Born in 1953 in Baghdadi’s Saifi Lane, Prof Saba originally hailed from Dashtiar, a region in Iranian Balochistan. He obtained a master’s degree in philosophy and Islamic studies from Karachi University. His love for languages took him to the Iranian
Cultural Centre, where he spent four years to learn Persian, and then learnt Arabic through an Egyptian radio programme.
In the 1980s, Mr Dashtiari moved to Quetta after being appointed lecturer in Balochistan University’s department of Islamic studies. Empowering youngsters of Balochistan with education, his contribution to his hometown of Karachi is the Syed
Hashim Reference Library. Spread over an acre in Malir, the library is “the only research centre on Balochi literature, history and culture”.
“The library was finally launched in 2003,” said Mr Kalmati, currently serving as its librarian. “Professor Dashtiari helped build a strong 8,000-book library –– all on Balochi language and literature, and Baloch history and culture. When it was
started, we used to entertain eight to nine students.

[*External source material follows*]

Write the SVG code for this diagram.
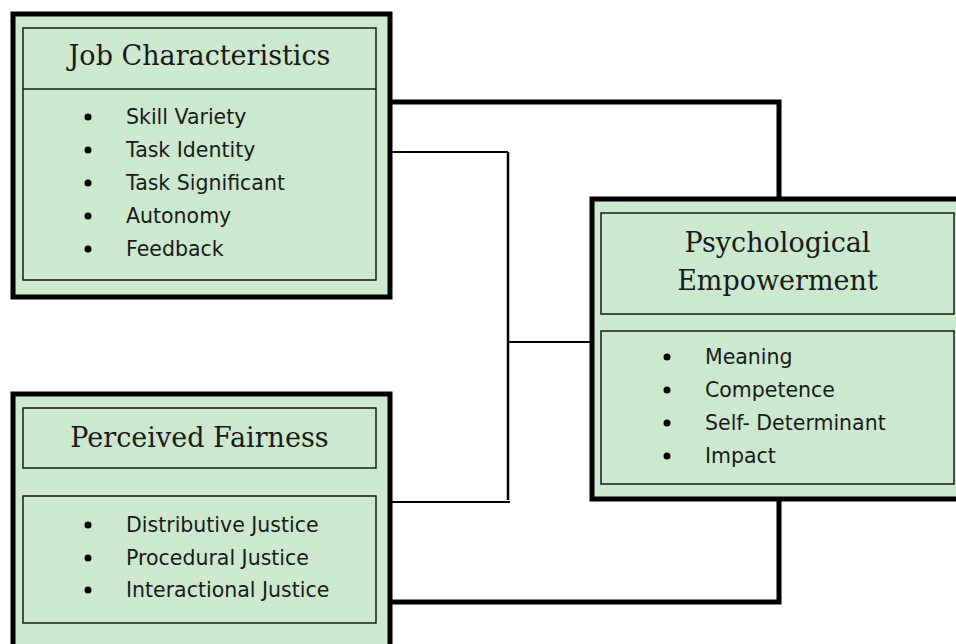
<svg xmlns="http://www.w3.org/2000/svg" width="956" height="644" viewBox="0 0 956 644">
<style>
.outer{fill:#cce8cf;stroke:#000;stroke-width:5}
.inner{fill:#cce8cf;stroke:#1a1a1a;stroke-width:1.5}
.title{font-family:"DejaVu Serif","Liberation Serif",serif;font-size:27px;fill:#1a1a1a;text-anchor:middle}
.item{font-family:"DejaVu Sans","Liberation Sans",sans-serif;font-size:20.5px;fill:#1a1a1a}
.dot{fill:#000}
.thick{fill:none;stroke:#000;stroke-width:5}
.thin{fill:none;stroke:#000;stroke-width:2}
</style>
<rect width="956" height="644" fill="#fff"/>
<g id="connectors">
<path class="thick" d="M390 102 H779 V199"/>
<path class="thick" d="M779 499 V602 H390"/>
<path class="thin" d="M390 152 H508" />
<path class="thin" d="M508 152 V500" style="stroke-width:2.5"/>
<path class="thin" d="M508 342 H592"/>
<path class="thin" d="M390 502 H510"/>
</g>
<g id="job-characteristics">
<rect class="outer" x="13" y="14" width="377" height="283"/>
<rect class="inner" x="23" y="28" width="353" height="252"/>
<line x1="23" y1="89" x2="376" y2="89" stroke="#1a1a1a" stroke-width="1.5"/>
<text class="title" x="199.5" y="65">Job Characteristics</text>
<circle class="dot" cx="88" cy="117" r="3.5"/><text class="item" x="126" y="124">Skill Variety</text>
<circle class="dot" cx="88" cy="150" r="3.5"/><text class="item" x="126" y="157">Task Identity</text>
<circle class="dot" cx="88" cy="183" r="3.5"/><text class="item" x="126" y="190">Task Significant</text>
<circle class="dot" cx="88" cy="216" r="3.5"/><text class="item" x="126" y="223">Autonomy</text>
<circle class="dot" cx="88" cy="249" r="3.5"/><text class="item" x="126" y="256">Feedback</text>
</g>
<g id="perceived-fairness">
<rect class="outer" x="13" y="394" width="377" height="270"/>
<rect class="inner" x="23" y="408" width="353" height="60"/>
<text class="title" x="199.5" y="447">Perceived Fairness</text>
<rect class="inner" x="23" y="496" width="353" height="127"/>
<circle class="dot" cx="88" cy="525" r="3.5"/><text class="item" x="126" y="532">Distributive Justice</text>
<circle class="dot" cx="88" cy="558" r="3.5"/><text class="item" x="126" y="565">Procedural Justice</text>
<circle class="dot" cx="88" cy="590" r="3.5"/><text class="item" x="126" y="597">Interactional Justice</text>
</g>
<g id="psychological-empowerment">
<rect class="outer" x="592" y="199" width="380" height="300"/>
<rect class="inner" x="601" y="213" width="353" height="101"/>
<text class="title" x="777.5" y="252">Psychological</text>
<text class="title" x="777.5" y="290">Empowerment</text>
<rect class="inner" x="601" y="331" width="353" height="153"/>
<circle class="dot" cx="667" cy="357" r="3.5"/><text class="item" x="705" y="364">Meaning</text>
<circle class="dot" cx="667" cy="390" r="3.5"/><text class="item" x="705" y="397">Competence</text>
<circle class="dot" cx="667" cy="423" r="3.5"/><text class="item" x="705" y="430">Self- Determinant</text>
<circle class="dot" cx="667" cy="456" r="3.5"/><text class="item" x="705" y="463">Impact</text>
</g>
</svg>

Now more than 200 students, mainly from different parts of Balochistan,
are benefiting from it.”
Prof Dashtiari authored about 24 books, mainly on Islamic studies and philosophy, which were the areas of his major interests.
A brother of international footballer Ghulam Abbas, Prof Dashtiari was second among the five siblings.
“We have lost a great asset — in fact the entire nation lost it,” said Ramazan Bmari, an assistant professor of Persian at the University of Karachi and close aide of the slain intellectual, in an almost inaudible voice while sobbing. “Among scholars of
Balochi literature, Baloch history and culture, he was like a giant among dwarfs. He paid the price for what he spoke and lived for.”
Hours after his killing in the Sariab area of Quetta, a man identifying himself as a spokesman for a hitherto unknown group called Ansarul Islam rang the Quetta Press Club and claimed responsibility for Prof Dashtiari’s assassination. But marching towards the Mewashah graveyard near Pak Colony for the burial, participants of the funeral procession were sceptical of the claim.
In their hundreds, the participants were convinced the responsibility claim was ‘fake’ and an attempt to eliminate the hope of justice.
“In his entire struggle, he served to explain Islam and its real philosophy. What harm had he done to the religion to deserve to be executed?” said Azkaar Baloch, a student of Prof Dashtiari. “If he was killed by Ansarul Islam, then who is responsible for the killing of dozens of his aides, colleagues, students and youngsters of Balochistan? It’s simply a message for all of us that ‘don’t even dare point an accusing finger at the known groups or institution’ and instead keep condemning this non-existent group –– Ansarul Islam.”
During the last three years, Prof Saba was seen as an activist in the forefront of the movement demanding the release of Baloch “missing persons”. He sat at many hunger strike camps to sympathise with the families of “missing persons”.